Based on everything analyzed so far, generate a list of words and phrases that would break this voice. Categories:
- Corporate jargon
- Filler phrases and hedging language
- Buzzwords
- Transition words that add no meaning
- Cliche phrases
Write as ## Never use these words section.
List structural habits the voice avoids. Things like: long explanations, preamble, summary paragraphs, excessive adjectives, em dashes, self-congratulation, hedging qualifiers. Write as ## What the voice never does section.
Input: All analysis completed in phases 2-4 Output: Sections prepended/appended to the profile
Write a one-paragraph description of the voice based on all quantitative and qualitative findings. No hedging. Declarative sentences only. Write as ## Voice section at the top of the file.
Find the 15-20 most frequently used meaningful words (exclude stop words). Note what the word choices reveal about the worldview. Write as ## Signature vocabulary section.
Describe the tone in 3-5 bullet points based on the data. Not what the voice says, but how it feels. Write as ## Tone section.
Identify 5-8 recurring themes across the corpus. For each, give a name and 2-3 example phrasings. Write as ## Themes section.
Input: tweet-index.json + all analysis
Output: Final sections of the profile
Select 10 ideas from the corpus. For each, write:
- A generic version (how a default writer would say it - long, hedging, jargon)
- The actual tweet (compressed, direct)
Write as ## Rewrite pairs section.
Select 20-30 of the highest-performing tweets that best represent the voice. Choose for variety across rhetorical moves, structural patterns, and themes. Write as ## Reference tweets section.
If the corpus contains any long-form writing (threads, essays), describe the format: paragraph length, opening style, closing style, use of visuals. Write as ## Article format section. Skip if no long-form exists.
This step is mandatory. Do not skip it.
Present all findings to the author grouped by category:
- Quantitative findings (shape, perspective, punctuation, structure, openings, closings, verb mood)
- Rhetorical moves identified
- Word-level mechanics found
- Contrast frames cataloged
- Negative space (what the voice never says)
- Banned words and anti-patterns
For each group, ask: "Which of these are intentional?"
Remove anything the author identifies as accidental or coincidental. The file should only contain deliberate patterns.
Combine all validated sections into a single markdown file.
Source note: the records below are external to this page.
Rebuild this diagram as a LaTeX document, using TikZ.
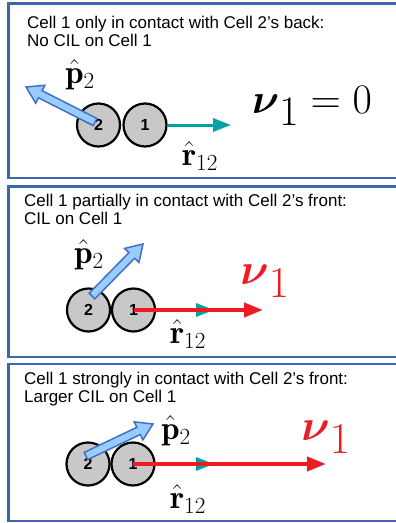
\RequirePackage{fix-cm}
\documentclass[tikz,border=0pt]{standalone}
\usepackage{amsmath}
\usepackage{fontspec}
\setsansfont{Liberation Sans}
\usetikzlibrary{arrows.meta, positioning, calc}

\definecolor{painelazul}{RGB}{59,104,170}
\definecolor{cinzacel}{RGB}{200,200,200}
\definecolor{polfill}{RGB}{153,204,255}
\definecolor{polborda}{RGB}{66,112,196}
\definecolor{tealr}{RGB}{0,163,163}
\definecolor{vermelho}{RGB}{237,28,36}

\tikzset{
  painel/.style={draw=painelazul, line width=2.5pt},
  nota/.style={font=\sffamily\fontsize{17}{18}\selectfont, align=left,
    anchor=north west, inner sep=0pt},
  cel/.style={circle, draw=black, line width=2.2pt, fill=cinzacel,
    minimum size=43pt, inner sep=0pt,
    font=\sffamily\bfseries\fontsize{16}{16}\selectfont},
  polar/.style={draw=polborda, fill=polfill, line width=1.5pt},
  rvec/.style={draw=tealr, line width=3pt, -{Triangle[length=18pt, width=13pt]}},
  nuvec/.style={draw=vermelho, line width=4pt, -{Triangle[length=19pt, width=14pt]}},
  rotulo/.style={font=\fontsize{33}{33}\selectfont, inner sep=0pt},
}

\newcommand{\polvec}[2]{%
  % #1 = cauda, #2 = ponta
  \filldraw[polar]
    ($(#1)!4pt!90:(#2)$) --
    ($(#2)!16pt!(#1)!4pt!-90:(#1)$) --
    ($(#2)!16pt!(#1)!10pt!-90:(#1)$) --
    (#2) --
    ($(#2)!16pt!(#1)!10pt!90:(#1)$) --
    ($(#2)!16pt!(#1)!4pt!90:(#1)$) --
    ($(#1)!4pt!-90:(#2)$) -- cycle;
}

\begin{document}
\begin{tikzpicture}[x=1pt, y=-1pt]

    \clip (0,0) rectangle (396,523);

    % painel 1
    \draw[painel] (400,3.5) -| (8.5,178) -- (400,178);
    \node[nota] (ta) at (27,16) {Cell 1 only in contact with Cell 2’s back:\\No CIL on Cell 1};

    \node[cel] (c2a) at (98.5,125) {2};
    \node[cel] (c1a) at (145,125) {1};
    \coordinate (ra) at (231,125);
    \coordinate (pta) at (95,122);
    \coordinate (pha) at (26,87);

    \draw[rvec] (c1a.east) -- (ra);
    \polvec{pta}{pha}

    \node[rotulo] (pa) at (80,75) {$\hat{\mathbf{p}}_2$};
    \node[rotulo] (rla) at (200,156) {$\hat{\mathbf{r}}_{12}$};
    \node[rotulo, font=\fontsize{42}{42}\selectfont] (nua) at (312,106) {$\boldsymbol{\nu}_{\displaystyle 1} = 0$};

    % painel 2
    \draw[painel] (400,186.5) -| (8.5,357) -- (400,357);
    \node[nota] (tb) at (24,194) {Cell 1 partially in contact with Cell 2’s front:\\CIL on Cell 1};

    \node[cel] (c2b) at (88.5,310) {2};
    \node[cel] (c1b) at (133.5,310) {1};
    \coordinate (rb) at (214,310);
    \coordinate (nb) at (263,310);
    \coordinate (ptb) at (92,296);
    \coordinate (phb) at (143,244);

    \draw[rvec] (c1b.east) -- (rb);
    \draw[nuvec] (c1b.center) -- (nb);
    \polvec{ptb}{phb}

    \node[rotulo] (pb) at (89,255) {$\hat{\mathbf{p}}_2$};
    \node[rotulo] (rlb) at (188,334) {$\hat{\mathbf{r}}_{12}$};
    \node[rotulo, font=\fontsize{44}{44}\selectfont, text=vermelho] (nub) at (265,281) {$\boldsymbol{\nu}_{\displaystyle 1}$};

    % painel 3
    \draw[painel] (400,364) -| (8.5,521) -- (400,521);
    \node[nota] (tc) at (24,372) {Cell 1 strongly in contact with Cell 2’s front:\\Larger CIL on Cell 1};

    \node[cel] (c2c) at (88,464) {2};
    \node[cel] (c1c) at (133,464) {1};
    \coordinate (rc) at (214,464);
    \coordinate (nc) at (326,464);
    \coordinate (ptc) at (86,456);
    \coordinate (phc) at (153,424);

    \draw[rvec] (c1c.east) -- (rc);
    \draw[nuvec] (c1c.center) -- (nc);
    \polvec{ptc}{phc}

    \node[rotulo] (pc) at (176,431) {$\hat{\mathbf{p}}_2$};
    \node[rotulo] (rlc) at (188,499) {$\hat{\mathbf{r}}_{12}$};
    \node[rotulo, font=\fontsize{44}{44}\selectfont, text=vermelho] (nuc) at (326,437) {$\boldsymbol{\nu}_{\displaystyle 1}$};

\end{tikzpicture}
\end{document}
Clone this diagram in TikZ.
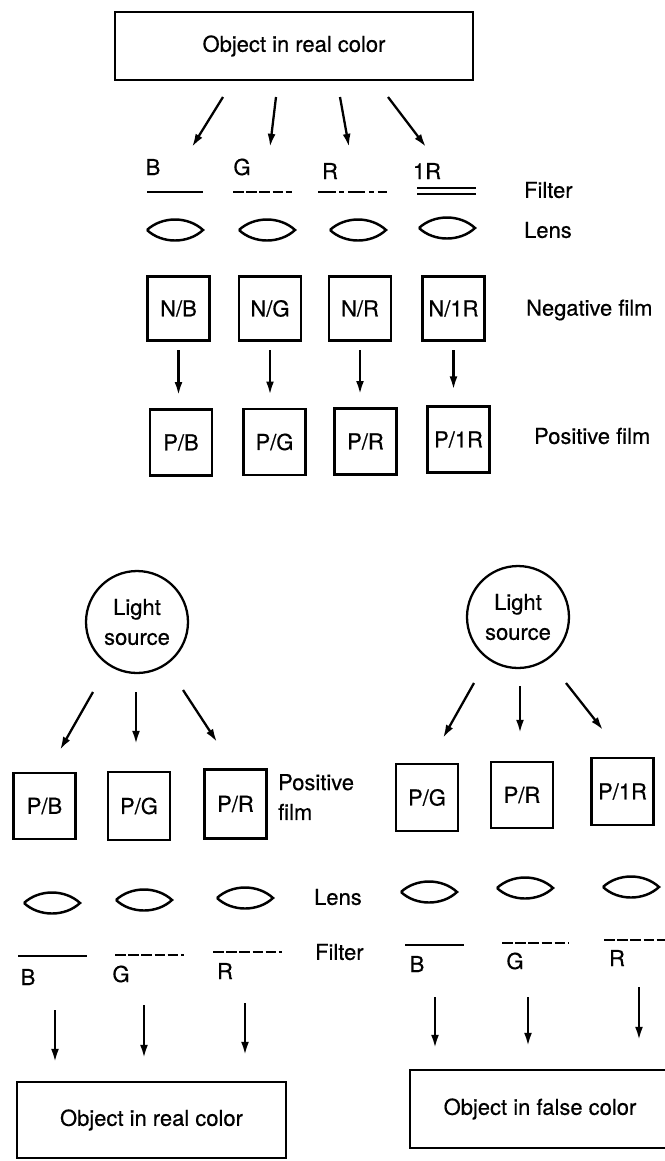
\documentclass[tikz,border=0pt]{standalone}
\usepackage{fontspec}
\setmainfont{TeX Gyre Heros}[FakeBold=0.5]
\usetikzlibrary{arrows.meta}
\def\lens(#1,#2){\draw[lensline] (#1-28,#2) .. controls (#1-13,#2-14) and (#1+13,#2-14) .. (#1+28,#2) .. controls (#1+13,#2+14) and (#1-13,#2+14) .. (#1-28,#2);}

\begin{document}
\begin{tikzpicture}[x=0.02cm, y=-0.02cm, line width=1.3pt,
	every node/.style={font=\fontsize{12.5}{17}\selectfont},
	arr/.style={-{Latex[length=7.5pt,width=4.5pt]}},
	film/.style={draw, minimum width=1.24cm, minimum height=1.28cm, inner sep=0pt},
	objbox/.style={draw, inner sep=0pt},
	lamp/.style={draw, circle, minimum size=2.04cm, inner sep=0pt, align=center},
	lensline/.style={line width=1.4pt},
	tag/.style={anchor=west, align=left, inner sep=0pt}]
		\useasboundingbox (0,0) rectangle (665,1161);
		%%%%% TAKING %%%%%
		\node[objbox, minimum width=7.16cm, minimum height=1.36cm] (objreal) at (294,46) {Object in real color};
		
		\coordinate (tB) at (223,97);  \coordinate (hB) at (192,147);
		\coordinate (tG) at (276,97);  \coordinate (hG) at (270,147);
		\coordinate (tR) at (340,97);  \coordinate (hR) at (349,147);
		\coordinate (tIR) at (388,97); \coordinate (hIR) at (426,147);
		\draw[arr] (tB) -- (hB);
		\draw[arr] (tG) -- (hG);
		\draw[arr] (tR) -- (hR);
		\draw[arr] (tIR) -- (hIR);
		
		\node (fB) at (153,167) {B};
		\node (fG) at (242,167) {G};
		\node (fR) at (330,171) {R};
		\node (fIR) at (427,171) {1R};
		
		\draw (147,192) -- (203,192);
		\draw[dash pattern=on 6pt off 1.5pt] (233,192) -- (292,192);
		\draw[dash pattern=on 10pt off 2pt on 3pt off 2pt] (318,192) -- (387,192);
		\draw[line width=1pt, double, double distance=2.8pt] (417,191) -- (476,191);
		
		\lens(175,230)
		\lens(267,230)
		\lens(358,230)
		\lens(447,228)
		
		\node[film] (NB) at (178.5,308.5) {N/B};
		\node[film] (NG) at (270,308.5) {N/G};
		\node[film] (NR) at (360,308.5) {N/R};
		\node[film] (NIR) at (453.5,308.5) {N/1R};
		
		\node[film, minimum height=1.32cm] (PB) at (181,442.5) {P/B};
		\node[film, minimum height=1.32cm] (PG) at (274.5,442) {P/G};
		\node[film, minimum height=1.32cm] (PR) at (365.5,441.5) {P/R};
		\node[film, minimum height=1.32cm] (PIR) at (458.5,439.5) {P/1R};
		
		\draw[arr, shorten <=5pt, shorten >=7.5pt] (NB.south) -- (NB.south |- PB.north);
		\draw[arr, shorten <=5pt, shorten >=7.5pt] (NG.south) -- (NG.south |- PG.north);
		\draw[arr, shorten <=5pt, shorten >=7.5pt] (NR.south) -- (NR.south |- PR.north);
		\draw[arr, shorten <=5pt, shorten >=9pt] (NIR.south) -- (NIR.south |- PIR.north);
		
		\node[tag] (filtT) at (523,190) {Filter};
		\node[tag] (lensT) at (523,230) {Lens};
		\node[tag] (negT) at (525,310) {Negative film};
		\node[tag] (posT) at (533,436) {Positive film};
		
		%%%%% REAL COLOR PROJECTION %%%%%
		\node[lamp] (lampL) at (137,622) {Light\\source};
		
		\coordinate (lsB) at (93,692);  \coordinate (leB) at (60,750);
		\coordinate (lsG) at (136,692); \coordinate (leG) at (136,744);
		\coordinate (lsR) at (183,690); \coordinate (leR) at (217,742);
		\draw[arr] (lsB) -- (leB);
		\draw[arr] (lsG) -- (leG);
		\draw[arr] (lsR) -- (leR);
		
		\node[film, minimum height=1.32cm] (PBl) at (44.5,806) {P/B};
		\node[film, minimum height=1.36cm] (PGl) at (139,806) {P/G};
		\node[film, minimum height=1.38cm] (PRl) at (235.5,804) {P/R};
		\node[tag] (posL) at (277,797) {Positive\\film};
		
		\lens(52,903)
		\lens(144,900)
		\lens(245,898)
		\node[tag] (lensL) at (313,897) {Lens};
		
		\draw (18,956) -- (87,956);
		\draw[dash pattern=on 6pt off 1.5pt] (115,955) -- (184,955);
		\draw[dash pattern=on 6pt off 1.5pt] (213,952) -- (282,952);
		\node[tag] (filtL) at (314,952) {Filter};
		
		\node (bBl) at (28,977) {B};
		\node (bGl) at (121,974) {G};
		\node (bRl) at (225,971) {R};
		
		\coordinate (osB) at (55,1010);  \coordinate (oeB) at (55,1062);
		\coordinate (osG) at (144,1005); \coordinate (oeG) at (144,1058);
		\coordinate (osR) at (245,1003); \coordinate (oeR) at (245,1055);
		\draw[arr] (osB) -- (oeB);
		\draw[arr] (osG) -- (oeG);
		\draw[arr] (osR) -- (oeR);
		
		\node[objbox, minimum width=5.38cm, minimum height=1.52cm] (objrealL) at (151.5,1120) {Object in real color};
		
		%%%%% FALSE COLOR PROJECTION %%%%%
		\node[lamp] (lampR) at (518,617) {Light\\source};
		
		\coordinate (rsG) at (474,683); \coordinate (reG) at (443,738);
		\coordinate (rsR) at (520,686); \coordinate (reR) at (520,733);
		\coordinate (rsIR) at (566,683); \coordinate (reIR) at (603,730);
		\draw[arr] (rsG) -- (reG);
		\draw[arr] (rsR) -- (reR);
		\draw[arr] (rsIR) -- (reIR);
		
		\node[film, minimum height=1.34cm] (PGr) at (427,797.5) {P/G};
		\node[film, minimum height=1.32cm] (PRr) at (522,795) {P/R};
		\node[film, minimum height=1.34cm] (PIRr) at (622.5,791.5) {P/1R};
		
		\lens(429,892)
		\lens(525,888)
		\lens(631,887)
		
		\draw (405,945) -- (464,945);
		\draw[dash pattern=on 6pt off 1.5pt] (502,943) -- (568,943);
		\draw[dash pattern=on 6pt off 1.5pt] (604,940) -- (665,940);
		
		\node (bBr) at (417,964) {B};
		\node (bGr) at (515,961) {G};
		\node (bRr) at (617,958) {R};
		
		\coordinate (qsB) at (435,997);  \coordinate (qeB) at (435,1048);
		\coordinate (qsG) at (528,997);  \coordinate (qeG) at (528,1046);
		\coordinate (qsR) at (639,987);  \coordinate (qeR) at (639,1040);
		\draw[arr] (qsB) -- (qeB);
		\draw[arr] (qsG) -- (qeG);
		\draw[arr] (qsR) -- (qeR);
		
		\node[objbox, minimum width=5.2cm, minimum height=1.56cm] (objfalse) at (540,1109) {Object in false color};
		%%%%% END %%%%%
\end{tikzpicture}
\end{document}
Final section order:
## Voice
## Numbers
## Perspective
## Punctuation
## Structure templates
## What performs
## Sentence structure
## Rhetorical patterns
## Word-level mechanics
## Closing patterns
## Contrast frames
## Verb mood
## Colon as pivot
## What the voice never says
## Opening patterns
## Signature vocabulary
## Tone
## Themes
## Never use these words
## What the voice never does
## Article format
## Rewrite pairs
## Reference tweets
Write the final file to [AUTHOR]_profile.md.
- 1,000 posts is a minimum corpus. 10,000+ gives statistical confidence.
- Engagement data is critical. Without it you're measuring output, not signal.
- Run each analysis in phases 2-4 separately. Combining them produces shallow results.
- The file is never finished. New patterns surface over time.
- This process works for any medium. Adapt phase 1 for newsletters, blog posts, transcripts, or books.